Excerpt from Marketing by the Numbers
Most products don’t sell
themselves.
They need to be promoted effectively to people who have a
reason to buy them. Marketing
is the business function responsible to identify those people
and to initiate profitable
relationships. Effective marketing delivers a
stream of motivated, qualified buyers to the sales channel
enabling sales to focus on developing major opportunities and
closing orders rather than scattering their efforts cold calling
and qualifying suspects. Freeing sales from tasks more cost
effectively performed by marketing creates a lower cost of
sales.
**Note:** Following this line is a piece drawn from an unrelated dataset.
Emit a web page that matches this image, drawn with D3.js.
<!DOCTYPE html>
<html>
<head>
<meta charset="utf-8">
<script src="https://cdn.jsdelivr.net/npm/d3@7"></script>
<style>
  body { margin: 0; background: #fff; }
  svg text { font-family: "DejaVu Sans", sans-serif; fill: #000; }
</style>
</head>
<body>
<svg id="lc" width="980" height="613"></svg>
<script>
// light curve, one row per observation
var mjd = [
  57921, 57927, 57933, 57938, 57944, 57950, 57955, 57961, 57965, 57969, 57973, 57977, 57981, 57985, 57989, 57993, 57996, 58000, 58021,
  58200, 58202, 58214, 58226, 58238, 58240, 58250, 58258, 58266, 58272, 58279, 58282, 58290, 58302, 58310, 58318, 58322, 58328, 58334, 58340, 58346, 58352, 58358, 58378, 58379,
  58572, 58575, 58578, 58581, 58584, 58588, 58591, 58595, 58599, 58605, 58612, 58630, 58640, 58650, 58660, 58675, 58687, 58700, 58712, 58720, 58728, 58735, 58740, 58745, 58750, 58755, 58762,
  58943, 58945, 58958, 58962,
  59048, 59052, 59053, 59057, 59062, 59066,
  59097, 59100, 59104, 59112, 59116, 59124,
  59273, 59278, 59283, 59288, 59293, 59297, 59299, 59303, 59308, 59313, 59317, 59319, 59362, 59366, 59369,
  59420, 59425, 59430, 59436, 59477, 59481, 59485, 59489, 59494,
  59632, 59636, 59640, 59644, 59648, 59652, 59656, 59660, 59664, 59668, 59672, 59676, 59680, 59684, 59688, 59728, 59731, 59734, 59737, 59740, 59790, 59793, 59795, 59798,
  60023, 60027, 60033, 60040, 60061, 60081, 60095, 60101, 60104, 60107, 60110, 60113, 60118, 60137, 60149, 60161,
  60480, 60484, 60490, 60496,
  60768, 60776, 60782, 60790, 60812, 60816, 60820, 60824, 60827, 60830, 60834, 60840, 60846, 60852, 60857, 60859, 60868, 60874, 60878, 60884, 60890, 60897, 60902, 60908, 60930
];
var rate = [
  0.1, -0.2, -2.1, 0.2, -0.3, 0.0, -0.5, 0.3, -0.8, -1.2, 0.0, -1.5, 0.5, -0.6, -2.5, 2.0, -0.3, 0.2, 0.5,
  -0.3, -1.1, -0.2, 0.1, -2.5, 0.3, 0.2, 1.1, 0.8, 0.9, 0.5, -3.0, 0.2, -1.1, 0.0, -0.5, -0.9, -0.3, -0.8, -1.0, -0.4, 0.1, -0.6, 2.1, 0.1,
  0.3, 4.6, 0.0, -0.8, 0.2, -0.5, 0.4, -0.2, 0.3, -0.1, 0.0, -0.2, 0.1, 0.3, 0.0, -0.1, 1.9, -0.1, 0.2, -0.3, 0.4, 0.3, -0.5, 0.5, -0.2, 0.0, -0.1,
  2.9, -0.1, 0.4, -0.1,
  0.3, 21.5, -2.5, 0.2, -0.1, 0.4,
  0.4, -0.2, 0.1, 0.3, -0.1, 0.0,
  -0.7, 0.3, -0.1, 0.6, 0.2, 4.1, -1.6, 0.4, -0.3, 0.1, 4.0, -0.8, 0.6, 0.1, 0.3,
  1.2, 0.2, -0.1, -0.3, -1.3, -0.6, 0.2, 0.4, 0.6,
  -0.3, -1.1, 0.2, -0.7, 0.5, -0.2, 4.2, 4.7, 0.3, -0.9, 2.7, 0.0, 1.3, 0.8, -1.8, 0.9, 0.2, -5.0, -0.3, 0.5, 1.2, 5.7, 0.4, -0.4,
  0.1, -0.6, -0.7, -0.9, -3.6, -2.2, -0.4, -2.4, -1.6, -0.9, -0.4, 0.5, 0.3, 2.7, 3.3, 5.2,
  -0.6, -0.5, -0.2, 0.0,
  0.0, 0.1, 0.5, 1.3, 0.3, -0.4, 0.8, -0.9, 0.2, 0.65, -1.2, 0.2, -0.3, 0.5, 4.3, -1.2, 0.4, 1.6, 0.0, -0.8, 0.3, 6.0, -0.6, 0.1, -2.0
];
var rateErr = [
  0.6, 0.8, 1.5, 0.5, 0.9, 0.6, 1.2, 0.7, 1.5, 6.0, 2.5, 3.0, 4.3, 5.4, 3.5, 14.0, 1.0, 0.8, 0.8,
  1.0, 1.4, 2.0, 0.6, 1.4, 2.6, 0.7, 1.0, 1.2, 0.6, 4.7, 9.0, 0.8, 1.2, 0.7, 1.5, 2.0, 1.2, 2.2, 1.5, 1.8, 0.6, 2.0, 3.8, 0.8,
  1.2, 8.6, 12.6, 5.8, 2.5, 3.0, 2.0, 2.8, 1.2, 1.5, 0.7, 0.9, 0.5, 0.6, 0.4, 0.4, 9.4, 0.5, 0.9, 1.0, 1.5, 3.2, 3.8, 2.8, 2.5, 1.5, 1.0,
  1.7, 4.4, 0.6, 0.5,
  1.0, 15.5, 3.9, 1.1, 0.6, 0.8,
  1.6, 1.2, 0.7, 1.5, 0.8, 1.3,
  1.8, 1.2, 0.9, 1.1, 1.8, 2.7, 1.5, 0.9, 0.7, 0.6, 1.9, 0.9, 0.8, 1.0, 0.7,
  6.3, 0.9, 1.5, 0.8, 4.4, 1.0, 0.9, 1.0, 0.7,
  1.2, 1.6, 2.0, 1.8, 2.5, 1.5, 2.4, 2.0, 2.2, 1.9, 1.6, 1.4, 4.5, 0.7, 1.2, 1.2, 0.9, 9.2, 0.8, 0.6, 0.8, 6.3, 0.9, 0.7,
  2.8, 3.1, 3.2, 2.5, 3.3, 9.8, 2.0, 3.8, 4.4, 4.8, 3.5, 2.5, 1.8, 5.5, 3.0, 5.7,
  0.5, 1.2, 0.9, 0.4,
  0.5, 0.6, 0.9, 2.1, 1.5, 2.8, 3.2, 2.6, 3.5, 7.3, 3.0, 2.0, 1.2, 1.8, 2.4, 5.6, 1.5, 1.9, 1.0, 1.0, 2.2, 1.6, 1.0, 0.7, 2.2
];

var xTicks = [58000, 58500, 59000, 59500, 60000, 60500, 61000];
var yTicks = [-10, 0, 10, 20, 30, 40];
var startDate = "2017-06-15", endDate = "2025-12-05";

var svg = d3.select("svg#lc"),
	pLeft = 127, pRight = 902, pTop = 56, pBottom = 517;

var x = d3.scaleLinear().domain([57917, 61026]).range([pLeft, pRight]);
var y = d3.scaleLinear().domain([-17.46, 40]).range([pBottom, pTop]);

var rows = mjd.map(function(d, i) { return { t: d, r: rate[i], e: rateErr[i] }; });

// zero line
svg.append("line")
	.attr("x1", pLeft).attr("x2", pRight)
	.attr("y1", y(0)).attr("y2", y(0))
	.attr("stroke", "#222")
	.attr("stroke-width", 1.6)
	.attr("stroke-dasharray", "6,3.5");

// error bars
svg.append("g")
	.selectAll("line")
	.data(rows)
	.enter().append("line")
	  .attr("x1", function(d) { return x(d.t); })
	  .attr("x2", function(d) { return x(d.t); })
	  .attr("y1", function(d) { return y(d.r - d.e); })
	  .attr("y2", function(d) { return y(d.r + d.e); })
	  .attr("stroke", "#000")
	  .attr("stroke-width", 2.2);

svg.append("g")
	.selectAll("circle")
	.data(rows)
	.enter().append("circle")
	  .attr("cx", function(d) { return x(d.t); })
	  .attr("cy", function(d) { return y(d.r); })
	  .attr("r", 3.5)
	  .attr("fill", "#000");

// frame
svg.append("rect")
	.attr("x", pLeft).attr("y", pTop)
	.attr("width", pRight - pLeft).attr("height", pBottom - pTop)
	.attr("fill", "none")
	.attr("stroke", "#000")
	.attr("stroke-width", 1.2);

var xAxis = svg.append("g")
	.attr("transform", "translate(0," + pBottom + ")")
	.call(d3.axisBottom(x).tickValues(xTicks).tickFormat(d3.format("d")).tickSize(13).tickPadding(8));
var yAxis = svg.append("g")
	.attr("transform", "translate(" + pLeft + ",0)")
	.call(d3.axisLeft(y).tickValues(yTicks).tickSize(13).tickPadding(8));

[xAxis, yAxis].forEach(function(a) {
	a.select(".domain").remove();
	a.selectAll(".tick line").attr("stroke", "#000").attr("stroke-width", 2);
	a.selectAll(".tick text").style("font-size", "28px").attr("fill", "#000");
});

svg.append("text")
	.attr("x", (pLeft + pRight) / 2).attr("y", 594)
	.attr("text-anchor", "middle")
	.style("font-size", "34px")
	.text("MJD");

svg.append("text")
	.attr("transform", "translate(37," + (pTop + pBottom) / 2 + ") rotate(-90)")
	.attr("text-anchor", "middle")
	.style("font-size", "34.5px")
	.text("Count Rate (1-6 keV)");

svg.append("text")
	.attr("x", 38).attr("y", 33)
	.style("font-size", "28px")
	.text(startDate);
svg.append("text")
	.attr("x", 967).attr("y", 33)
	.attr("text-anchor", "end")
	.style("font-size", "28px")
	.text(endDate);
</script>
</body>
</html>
When marketing does its job,
channel resources are
more productive.
Close ratios improve thus leading to “above plan” order
performance. And when marketing and sales are in synch, the
bottom line can show improvement through the compounding
of increased revenues and lower cost.
But too often—in companies large and small—this is not the
case because marketing relies on hunches and best guesses
feeding sales unprocessed fodder. Marketing teams amass huge
mailing lists and advertise to hundreds of thousands of people,
hoping good customers will somehow emerge from the enormous
universe of suspects. Marketing communicators, intent on cutting
through the media clutter, routinely package their messages in
creative concepts that snag attention but don’t resonate with
real customers. Incomplete or weak
message are overwhelmingly costly in relation to their
effectiveness.
They cause management to lose confidence in marketing and to slash promotional budgets. They cause salespeople to become disenchanted and revenues to sputter.